Mr. THURSTON. The substance of the argument which I should like to present to the committee is based on the theory that private

property, and particularly fixed property, like real estate which has been taken by the Alien Property Custodian should not be held to pay the debts which Germany is responsible for during the war. pay

wish to go one step further and say that the Alien Property Custodian himself, in his report, has differentiated between the two classes of property, friendly property and unfriendly property, and by unfriendly property he means those great aggregations of capital financed by the German Government, which he claimed to be nests of spies, and the steamship companies, and enterprises of that sort, which have been liquidated. The friendly property was that property consisting of real estate and individual personal property which was not in any way used for the purposes of the war. For years before the war the Baltimore & Ohio Railroad, the Pennsylvania Railroad, and, I think, other roads had fiscal agents in London and Berlin selling their securities, and the people in those countries bought those securities and invested their money in this country in those securities because we wanted them to.

They were seized and held by the Alien Property Custodian so that the income could not be used for war purposes during the war. It was not property in the sense that munition factories or concerns making materials to be used in the war were property; factories and concerns which had been established here with hostile design.

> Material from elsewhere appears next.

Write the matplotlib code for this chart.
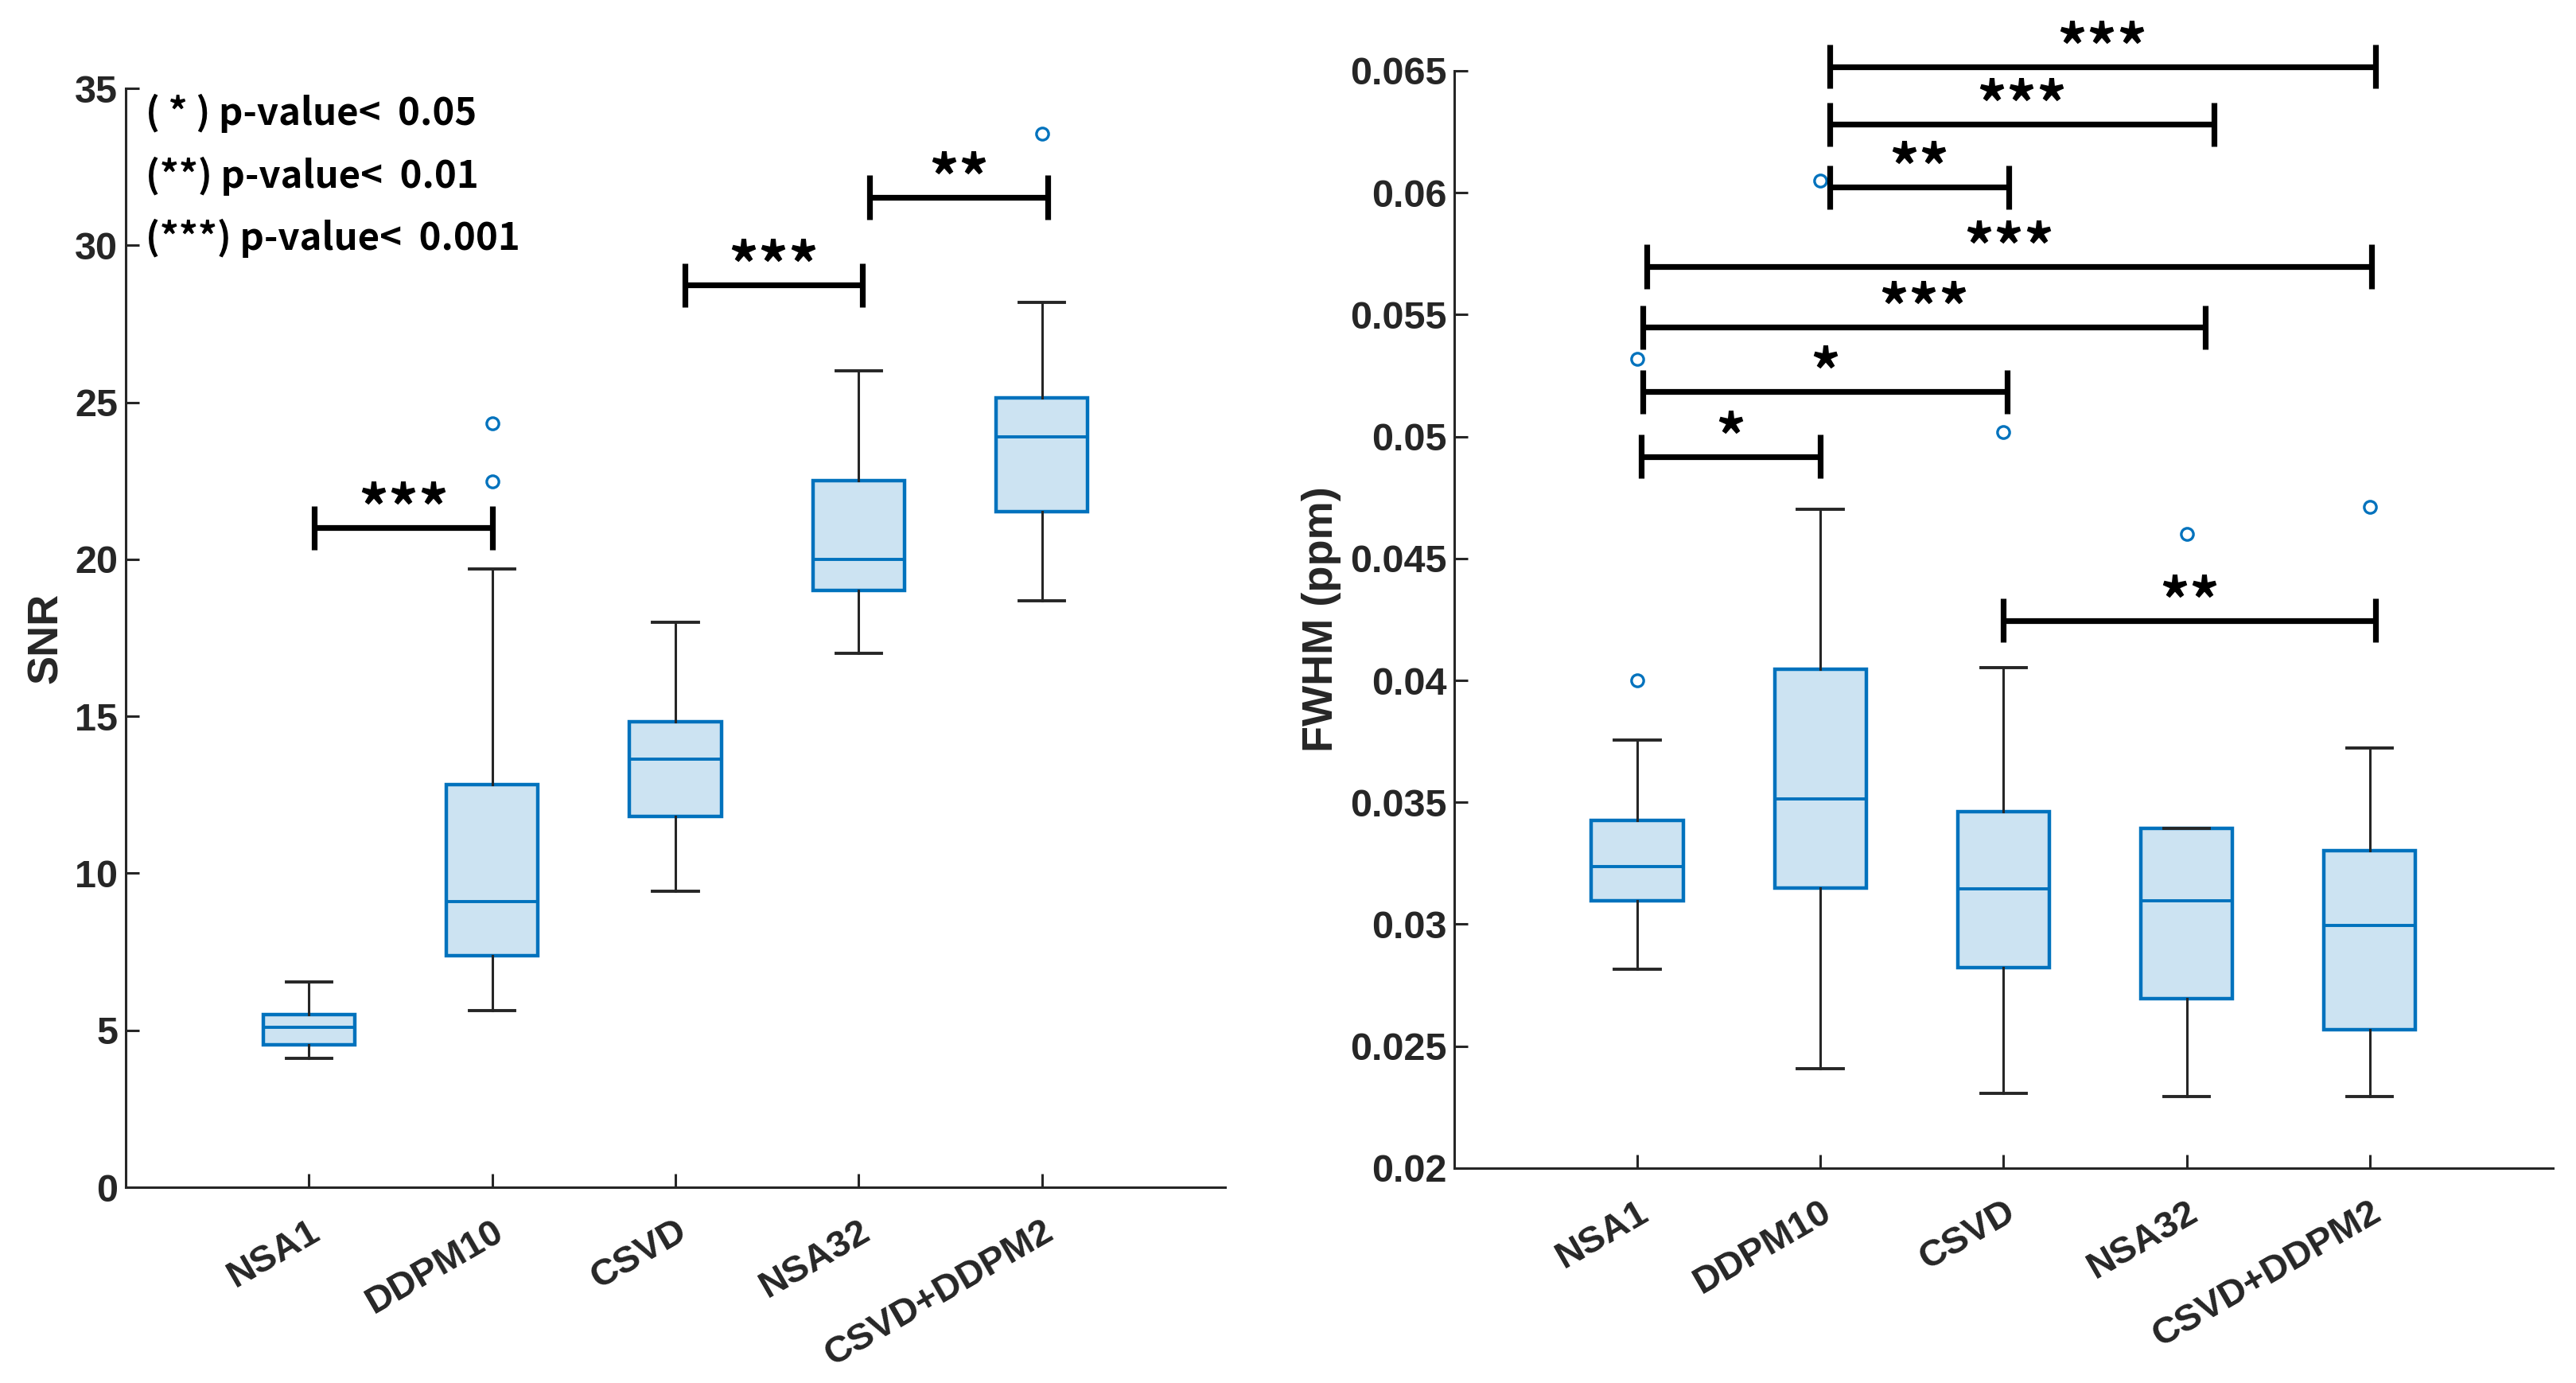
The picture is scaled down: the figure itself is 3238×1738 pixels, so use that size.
import matplotlib
matplotlib.use("Agg")
import matplotlib.pyplot as plt
from matplotlib.transforms import ScaledTranslation

# group names
groups = ["NSA1", "DDPM10", "CSVD", "NSA32", "CSVD+DDPM2"]

# SNR box stats
snr_whislo = [4.12, 5.63, 9.44, 17.02, 18.68]
snr_q1 = [4.55, 7.37, 11.80, 19.01, 21.52]
snr_med = [5.09, 9.09, 13.64, 20.0, 23.91]
snr_q3 = [5.49, 12.82, 14.83, 22.51, 25.14]
snr_whishi = [6.54, 19.70, 18.0, 26.0, 28.19]
snr_fliers = [[], [22.48, 24.34], [], [], [33.55]]

# FWHM box stats
fwhm_whislo = [0.02817, 0.02407, 0.02306, 0.02295, 0.02295]
fwhm_q1 = [0.03095, 0.03149, 0.02823, 0.02696, 0.02567]
fwhm_med = [0.03235, 0.03513, 0.03144, 0.03095, 0.02996]
fwhm_q3 = [0.03425, 0.04045, 0.03461, 0.03394, 0.03302]
fwhm_whishi = [0.03754, 0.04702, 0.04054, 0.03394, 0.03724]
fwhm_fliers = [[0.0400, 0.0532], [0.0605], [0.0502], [0.0460], [0.0471]]

# significance brackets: (x start, x end, y, label)
snr_sig = [(1.03, 2.0, 21.0, "***"),
           (3.05, 4.02, 28.73, "***"),
           (4.06, 5.03, 31.53, "**")]
fwhm_sig = [(1.02, 2.0, 0.04918, "*"),
            (1.03, 3.02, 0.05184, "*"),
            (1.03, 4.10, 0.05448, "***"),
            (1.05, 5.01, 0.05697, "***"),
            (2.05, 3.03, 0.06022, "**"),
            (2.05, 4.15, 0.06281, "***"),
            (2.05, 5.03, 0.06517, "***"),
            (3.0, 5.03, 0.04246, "**")]

legend_lines = ["( * ) p-value<  0.05", "(**) p-value<  0.01", "(***) p-value<  0.001"]

BLUE = "#0072BD"
FILL = "#CCE3F2"
DARK = "#262626"
CJK = ["Noto Sans CJK SC", "DejaVu Sans"]


def draw_boxes(ax, whislo, q1, med, q3, whishi, fliers):
    stats = []
    for i in range(len(groups)):
        stats.append({"whislo": whislo[i], "q1": q1[i], "med": med[i], "q3": q3[i],
                      "whishi": whishi[i], "fliers": fliers[i]})
    ax.bxp(stats, positions=range(1, len(groups) + 1), widths=0.5, patch_artist=True,
           capwidths=0.25,
           boxprops=dict(facecolor=FILL, edgecolor=BLUE, linewidth=1.6),
           medianprops=dict(color=BLUE, linewidth=1.4),
           whiskerprops=dict(color=DARK, linewidth=1.1),
           capprops=dict(color=DARK, linewidth=1.4),
           flierprops=dict(marker="o", markerfacecolor="none", markeredgecolor=BLUE,
                           markersize=5.5, markeredgewidth=1.2))


def draw_sig(ax, sig, half):
    for x0, x1, y, lab in sig:
        ax.plot([x0, x1], [y, y], color="black", lw=2.6, solid_capstyle="butt",
                zorder=5, clip_on=False)
        ax.vlines([x0, x1], y - half, y + half, color="black", lw=2.6, zorder=5, clip_on=False)
        ax.annotate(lab, xy=((x0 + x1) / 2, y), xytext=(0, -1), textcoords="offset points",
                    ha="center", va="baseline", fontsize=27, family=CJK,
                    fontweight="bold", annotation_clip=False)


def style(ax, ylabel):
    ax.spines["top"].set_visible(False)
    ax.spines["right"].set_visible(False)
    for s in ["left", "bottom"]:
        ax.spines[s].set_color(DARK)
        ax.spines[s].set_linewidth(1.1)
    ax.set_xlim(0, 6)
    ax.set_xticks(range(1, len(groups) + 1))
    ax.set_xticklabels(groups, rotation=30, ha="right", va="top", rotation_mode="anchor",
                       fontsize=17, fontweight="bold", family="Liberation Sans")
    shift = ScaledTranslation(6 / 72, 0, fig.dpi_scale_trans)
    for t in ax.get_xticklabels():
        t.set_transform(t.get_transform() + shift)
    ax.tick_params(direction="in", length=6, width=1.1, color=DARK, labelcolor=DARK)
    ax.tick_params(axis="x", pad=12)
    for t in ax.get_yticklabels():
        t.set_fontsize(17.5)
        t.set_fontweight("bold")
        t.set_family("Liberation Sans")
    ax.set_ylabel(ylabel, fontsize=19.5, fontweight="bold", family="Liberation Sans", color=DARK)


fig = plt.figure(figsize=(16.19, 8.69), dpi=200)

ax1 = fig.add_axes([0.0488, 0.1415, 0.4268, 0.7946])
draw_boxes(ax1, snr_whislo, snr_q1, snr_med, snr_q3, snr_whishi, snr_fliers)
ax1.set_ylim(0, 35)
ax1.set_yticks(range(0, 36, 5))
style(ax1, "SNR")
draw_sig(ax1, snr_sig, 0.7)
for i, line in enumerate(legend_lines):
    ax1.text(0.018, 0.977 - i * 0.0568, line, transform=ax1.transAxes, fontsize=17,
             fontweight="bold", family=CJK, va="center")

ax2 = fig.add_axes([0.5645, 0.1554, 0.4265, 0.7934])
draw_boxes(ax2, fwhm_whislo, fwhm_q1, fwhm_med, fwhm_q3, fwhm_whishi, fwhm_fliers)
ax2.set_ylim(0.02, 0.065)
ax2.set_yticks([0.02, 0.025, 0.03, 0.035, 0.04, 0.045, 0.05, 0.055, 0.06, 0.065])
ax2.set_yticklabels(["0.02", "0.025", "0.03", "0.035", "0.04", "0.045", "0.05", "0.055", "0.06", "0.065"])
style(ax2, "FWHM (ppm)")
draw_sig(ax2, fwhm_sig, 0.0009)

fig.savefig("out.png", dpi=200)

It seems to me, in looking at the whole proposition as to the kind of bill the committee will desire to report, at the very outset it might be well to consider these two classes of property, the friendly and the unfriendly, and in the friendly property, I assume, comes the property represented by the gentlemen who have preceded me here this morning. It consists of the property of women who lived in this country largely and who married these people abroad at a time when we were encouraging those marriages, and in many cases-in fact in all cases represented here was left in this country, and probably most of it will remain in this country. It seems to me that it was not in the contemplation of the act that property of this kind should be taken to pay these claims.

I understand the Alien Property Custodian has something like $600,000,000 or $700,000,000 worth of property in his possession.

I may say, speaking in behalf of my own client, that I assume the property which the Alien Property Custodian is keeping, the property of women such as my client, persons who were neutrals before they married Germans, would be a very small amount, and to restore it would make no difference whatever, and I assume that repaying the property of these women would not in any way leave the department in such shape that claims could not be taken care of. He has a lot of property which came from sources which I assume this Government will eventually use for the payment of debts.

The CHAIRMAN. You notice the two bills differ in the point of time as to marriage.

Mr. THURSTON. Yes.

The CHAIRMAN. Have you any suggestions as to that?

Mr. THURSTON. The time mentioned in the Winslow bill, July 28, 1914, marked the outbreak of the World War. I think that a woman who married a resident of Germany before this date and at a time when all countries were on friendly terms with Germany could not be fairly held to have anticipated what came afterwards.